To make this work, you can try to depend on the 0.8 distribution of Mahout from CDH 5 in your project instead, since it contains necessary modifications.
For example, if building with Maven, instead of specifying version 0.8 for artifact org.apache.mahout:mahout-core you would specify 0.8-cdh5.0.0 . You would also need to reference the Cloudera repo in your build.
You could also recompile Mahout locally for Hadoop 2, but I think this is the most trouble.
Created on 04-25-2014 06:27 PM - edited 04-28-2014 05:35 PM
Hi Sean, you are right.
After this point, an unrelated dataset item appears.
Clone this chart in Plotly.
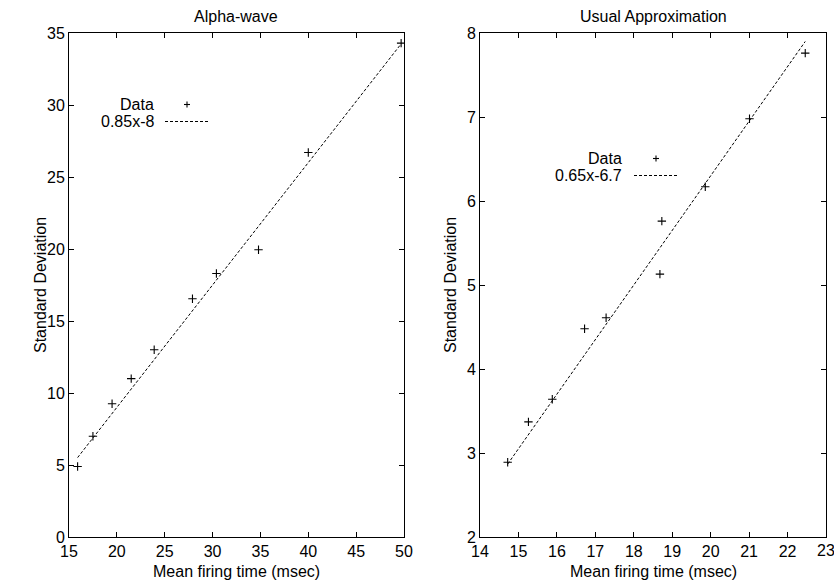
import plotly.graph_objects as go

# Left panel: Alpha-wave
alpha_mean = [15.9, 17.5, 19.5, 21.5, 23.9, 27.9, 30.4, 34.8, 40.0, 49.7]
alpha_std = [4.9, 7.0, 9.25, 11.0, 13.0, 16.55, 18.3, 19.95, 26.7, 34.3]
alpha_slope, alpha_icpt = 0.85, -8.0
alpha_label = "0.85x-8"

# Right panel: Usual Approximation
usual_mean = [14.72, 15.26, 15.88, 16.72, 17.28, 18.68, 18.73, 19.86, 21.01, 22.46]
usual_std = [2.89, 3.37, 3.64, 4.48, 4.61, 5.13, 5.76, 6.17, 6.98, 7.76]
usual_slope, usual_icpt = 0.65, -6.7
usual_label = "0.65x-6.7"

left_xticks = [15, 20, 25, 30, 35, 40, 45, 50]
left_yticks = [0, 5, 10, 15, 20, 25, 30, 35]
right_xticks = list(range(14, 24))
right_yticks = [2, 3, 4, 5, 6, 7, 8]

FONT = "Liberation Sans, Arial, Helvetica, sans-serif"
FS = 16
W, H = 834, 584

fig = go.Figure()

def fit_line(xs, m, b):
    x0, x1 = min(xs), max(xs)
    return [x0, x1], [m * x0 + b, m * x1 + b]

for xs, ys, m, b, xa, ya in [
    (alpha_mean, alpha_std, alpha_slope, alpha_icpt, "x", "y"),
    (usual_mean, usual_std, usual_slope, usual_icpt, "x2", "y2"),
]:
    fig.add_trace(go.Scatter(
        x=xs, y=ys, mode="markers", xaxis=xa, yaxis=ya,
        marker=dict(symbol="cross-thin", size=6, line=dict(width=1.1, color="black"), color="black"),
        showlegend=False, hoverinfo="skip"))
    lx, ly = fit_line(xs, m, b)
    fig.add_trace(go.Scatter(
        x=lx, y=ly, mode="lines", xaxis=xa, yaxis=ya,
        line=dict(color="black", width=1, dash="3px,2px"),
        showlegend=False, hoverinfo="skip"))

ydom = [1 - 537 / H, 1 - 33 / H]
axis_common = dict(
    showline=True, linecolor="black", linewidth=1, mirror="ticks",
    ticks="inside", ticklen=5, tickcolor="black", tickwidth=1,
    showgrid=False, zeroline=False, automargin=False,
    tickfont=dict(family=FONT, size=FS, color="black"),
)
fig.update_layout(
    width=W, height=H,
    margin=dict(l=0, r=0, t=0, b=0, pad=0, autoexpand=False),
    paper_bgcolor="white", plot_bgcolor="white",
    xaxis=dict(domain=[69 / W, 404 / W], range=[15, 50], tickvals=left_xticks,
               anchor="y", **axis_common),
    yaxis=dict(domain=ydom, range=[0, 35], tickvals=left_yticks, anchor="x", **axis_common),
    xaxis2=dict(domain=[480 / W, 826 / W], range=[14, 23], tickvals=right_xticks,
                anchor="y2", **axis_common),
    yaxis2=dict(domain=ydom, range=[2, 8], tickvals=right_yticks, anchor="x2", **axis_common),
    showlegend=False,
)

def text(x, y, s, **kw):
    d = dict(x=x, y=y, xref="paper", yref="paper", text=s, showarrow=False,
             xanchor="center", yanchor="middle",
             font=dict(family=FONT, size=FS, color="black"))
    d.update(kw)
    fig.add_annotation(**d)

# Last right-panel tick label runs off the page edge (plotly drops it), draw it explicitly
text(right_xticks[-1], 1 - 550 / H, str(right_xticks[-1]), xref="x2")

# Titles
text(236 / W, 1 - 17 / H, "Alpha-wave")
text(653 / W, 1 - 17 / H, "Usual Approximation")
# X axis titles
text(236 / W, 1 - 571 / H, "Mean firing time (msec)")
text(653 / W, 1 - 571 / H, "Mean firing time (msec)")
# Y axis titles
text(40 / W, 1 - 285 / H, "Standard Deviation", textangle=-90)
text(450 / W, 1 - 285 / H, "Standard Deviation", textangle=-90)

# Legends (MATLAB style: label then sample)
def legend(x_text_right, y_data, y_line, label, mx, lx0, lx1):
    text(x_text_right / W, 1 - y_data / H, "Data", xanchor="right")
    text(x_text_right / W, 1 - y_line / H, label, xanchor="right")
    fig.add_shape(type="line", xref="paper", yref="paper",
                  x0=(mx - 3) / W, x1=(mx + 3) / W, y0=1 - y_data / H, y1=1 - y_data / H,
                  line=dict(color="black", width=1.1))
    fig.add_shape(type="line", xref="paper", yref="paper",
                  x0=mx / W, x1=mx / W, y0=1 - (y_data - 3) / H, y1=1 - (y_data + 3) / H,
                  line=dict(color="black", width=1.1))
    fig.add_shape(type="line", xref="paper", yref="paper",
                  x0=lx0 / W, x1=lx1 / W, y0=1 - y_line / H, y1=1 - y_line / H,
                  line=dict(color="black", width=1, dash="3px,2px"))

legend(156, 104.5, 121.5, alpha_label, 187, 165, 210)
legend(624, 158.5, 175.5, usual_label, 656, 634, 678)

fig.write_html("out.html")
Thanks.
Created 04-28-2014 05:34 PM
Thanks.
And I want to know how to reference the Cloudera repo and specify mahout distribution to 0.8-cdh5.0.0. When i changed the version to 0.8-cdh5.0.0, the build occurred error.
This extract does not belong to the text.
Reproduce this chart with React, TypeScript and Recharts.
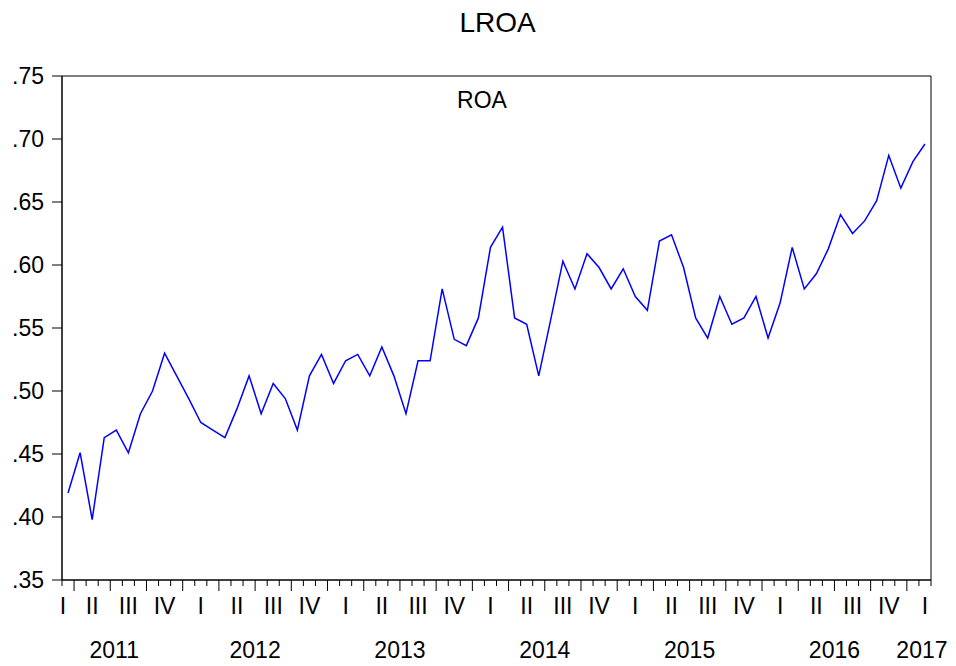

Would you give a sample that using mahout version 0.8-cdh5.0.0?
Now my pom.xml as:
<project xmlns="http://maven.apache.org/POM/4.0.0" xmlns:xsi="http://www.w3.org/2001/XMLSchema-instance"
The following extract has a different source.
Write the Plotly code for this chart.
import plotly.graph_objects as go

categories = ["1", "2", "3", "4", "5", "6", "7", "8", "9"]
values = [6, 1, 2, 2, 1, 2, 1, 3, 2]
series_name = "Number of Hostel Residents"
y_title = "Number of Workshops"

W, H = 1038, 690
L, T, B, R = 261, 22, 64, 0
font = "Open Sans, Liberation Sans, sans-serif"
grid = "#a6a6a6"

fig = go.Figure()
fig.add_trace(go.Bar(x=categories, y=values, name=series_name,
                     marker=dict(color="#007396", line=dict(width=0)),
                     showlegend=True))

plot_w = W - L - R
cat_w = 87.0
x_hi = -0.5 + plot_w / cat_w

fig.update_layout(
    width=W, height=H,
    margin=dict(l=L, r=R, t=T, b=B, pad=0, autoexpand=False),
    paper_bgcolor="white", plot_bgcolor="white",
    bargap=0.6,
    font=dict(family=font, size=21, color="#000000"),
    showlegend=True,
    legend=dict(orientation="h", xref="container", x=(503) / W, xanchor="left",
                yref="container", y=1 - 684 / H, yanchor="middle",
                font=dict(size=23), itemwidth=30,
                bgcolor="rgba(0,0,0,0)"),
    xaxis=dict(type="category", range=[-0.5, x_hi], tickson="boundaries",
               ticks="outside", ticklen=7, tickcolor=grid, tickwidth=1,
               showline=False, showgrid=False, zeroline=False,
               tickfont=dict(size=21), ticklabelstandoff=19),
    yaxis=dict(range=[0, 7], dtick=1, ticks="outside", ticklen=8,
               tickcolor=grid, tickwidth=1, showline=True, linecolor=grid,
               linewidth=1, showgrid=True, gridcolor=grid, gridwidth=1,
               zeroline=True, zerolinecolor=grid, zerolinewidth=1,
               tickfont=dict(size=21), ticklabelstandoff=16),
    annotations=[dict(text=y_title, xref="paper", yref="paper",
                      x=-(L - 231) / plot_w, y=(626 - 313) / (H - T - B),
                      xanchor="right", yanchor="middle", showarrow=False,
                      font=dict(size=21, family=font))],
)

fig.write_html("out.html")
xsi:schemaLocation="http://maven.apache.org/POM/4.0.0 http://maven.apache.org/maven-v4_0_0.xsd">
<modelVersion>4.0.0</modelVersion>
<groupId>org.xuesong.mymahout</groupId>
<artifactId>myMahout</artifactId>
<packaging>jar</packaging>
<version>1.0-SNAPSHOT</version>
<name>myMahout</name>
<url>http://maven.apache.org</url>
<properties>
<project.build.sourceEncoding>UTF-8</project.build.sourceEncoding>
<mahout.version>0.8</mahout.version>
</properties>
<dependencies>
<dependency>
<groupId>org.apache.mahout</groupId>
<artifactId>mahout-core</artifactId>
<version>${mahout.version}</version>
</dependency>
<dependency>
<groupId>org.apache.mahout</groupId>
<artifactId>mahout-integration</artifactId>
<version>${mahout.version}</version>
<exclusions>
<exclusion>
<groupId>org.mortbay.jetty</groupId>
<artifactId>jetty</artifactId>
</exclusion>
<exclusion>
<groupId>org.apache.cassandra</groupId>
<artifactId>cassandra-all</artifactId>
</exclusion>
<exclusion>
<groupId>me.prettyprint</groupId>
<artifactId>hector-core</artifactId>
</exclusion>
</exclusions>
</dependency>
</dependencies>
</project>
Created 04-28-2014 10:16 PM
(If you encounter an error, you should state what the error is, but I assume it is "artifact not found" here.)
Add this to your pom.xml file at the end so that Maven knows to look in the Cloudera repo:
<repositories>
<repository>
<id>cloudera.repo</id>
<url>https://repository.cloudera.com/artifactory/cloudera-repos</url>
<name>Cloudera Repositories</name>
<releases>
<enabled>true</enabled>
</releases>
<snapshots>
<enabled>false</enabled>
</snapshots>
</repository>
</repositories>
Created 04-28-2014 10:47 PM
You are so kind. Thanks for your help.